What inspired you to launch your current career/launch your business? Professional education takes a long time and requires a lot of focus on specific skills, typically those required to execute or deliver the service you provide. Rarely does it include any attention to entrepreneurial skills, communication, and the many additional skills required to create, launch and successfully run your own business.
Early in my architecture career, it became viscerally apparent that, as professionals, architects were in dire need of the basics. I like to think of it as the difference between working IN your business and working ON your business. We can be incredibly accomplished at the former, and yet without the latter, success is elusive.
The challenge is to ensure your ability to connect with opportunities is at least as powerful as your talent at practicing your craft, trade or profession.
It is profoundly satisfying to see people make small changes and achieve the very thing they have been longing to accomplish, having facilitated the adoption of new approaches.
What’s one intention you have for your work this year? To keep meeting new people, asking new questions, making new connections for myself and others, and to remain optimistic, no matter what is happening around me. I am not saying this is a slam dunk or always easy to do, but this is a reminder to never let that optimism slip from my attention.
More specifically or additionally, I am currently trying to launch a real estate development project with three partners, a group of early-stage investors, and a team of architects, engineers, and other building industry professionals.
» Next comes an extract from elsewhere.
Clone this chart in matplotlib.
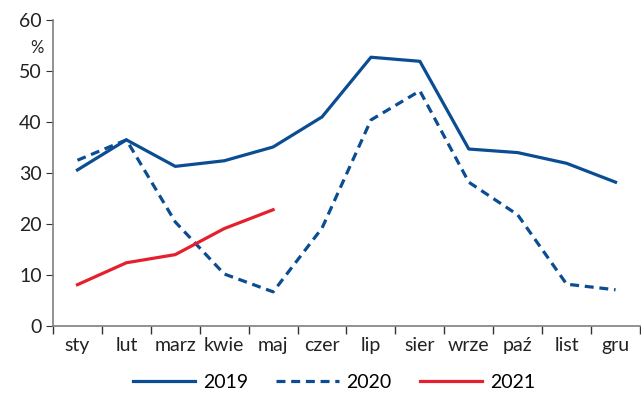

Real estate is cyclical, and the climate for financing new projects turned on a dime about 14 months ago. Credit is tight. Debt is more expensive. Investors are skittish, and the cost of everything is volatile, mostly higher. My intention for the next year is to see things through the storm to successfully begin construction on our 110K sf apartment building in Northampton, MA, a project for which we know there is strong demand and one that additionally will be a career-long achievement for me, connecting all the disparate parts of my nearly 35-year career to date.
What are you most passionate about right now? People
What does a typical day look like for you? Up at 6. 7:30 workout/training session. Read a bit about what's going on in the world. Check my agenda for the day's client meetings, deliverables, new business inquiries, and travel. Arrange logistics. If I'm lucky...lunch with a friend. Check in with my development partners. Call my mom (as she is 87 and EVERY day is precious). Send a final round of email for the day. Water the vegetable garden and/or pull some weeds. Turn off the cell phone. Hang out, relax, make dinner with my partner.
What’s one thing that's advanced your career in the last year? NETWORKING! I have always known the power of a big and vibrant professional (and personal) network. If you need to learn something or make some kind of connection, it is generally only a few phone calls away, and people are always really glad to hear from you.
Sometimes, a little research, a quick check-in with colleagues and friends, and a little serendipity can bring the very thing you are looking for right to you in a short time!
Who’s your “tribe” when it comes to professional inspiration or support? My tribe is large. It includes professionals at ALL stages of their careers, primarily people in creative roles who are less focused on transactional relationships, who are in it for the long term, and who genuinely enjoy interacting with each other.
I run a consulting business, and I keep up with a large group of clients and friends, past clients and collaborators, young people who are just getting started, random people I just met, and less random people I have just been introduced to by the people listed above!
The key is being open to any and everyone, one of them being important to achieving my objectives on any given day. Oh, and sometimes, it is just about enjoying the company of lifelong friends.
Favorite book, app or podcast? Nadja, by Andre Breton, the first Surrealist romance novel (A somewhat glib answer as I don't really organize my thoughts around favorites, but starting in the early 80s this is a book I have returned to, over and over again. It presents the intoxicating and exhilarating beauty of subtle yet random moments as worthy of attention.)
You’re granted an extra hour in the day, how do you spend it? With close friends, walking in the woods, or hanging out
The advice I wish I had given to my 20-year-old self is… Don't worry about diverging from the intended path. The thread that connects everything is still there and will reveal itself later, repeatedly.
The advice I want to give to my 75-year-old self is... Take more chances
Your theme song that plays every time you walked in a room should be? Something loud, upbeat and irreverent by They Might Be Giants (today, at least!)
Best career advice for other women in midlife?
Ask the scary questions because hearing the word "No" is not going to hurt you. Often, when expecting a negative reply, you actually get a positive one, and, as my Great Aunt Ruth used to say, "You don't ask, you don't get!"
What’s up next? Hopefully, getting that real estate project underway and moving people into the building by 2025.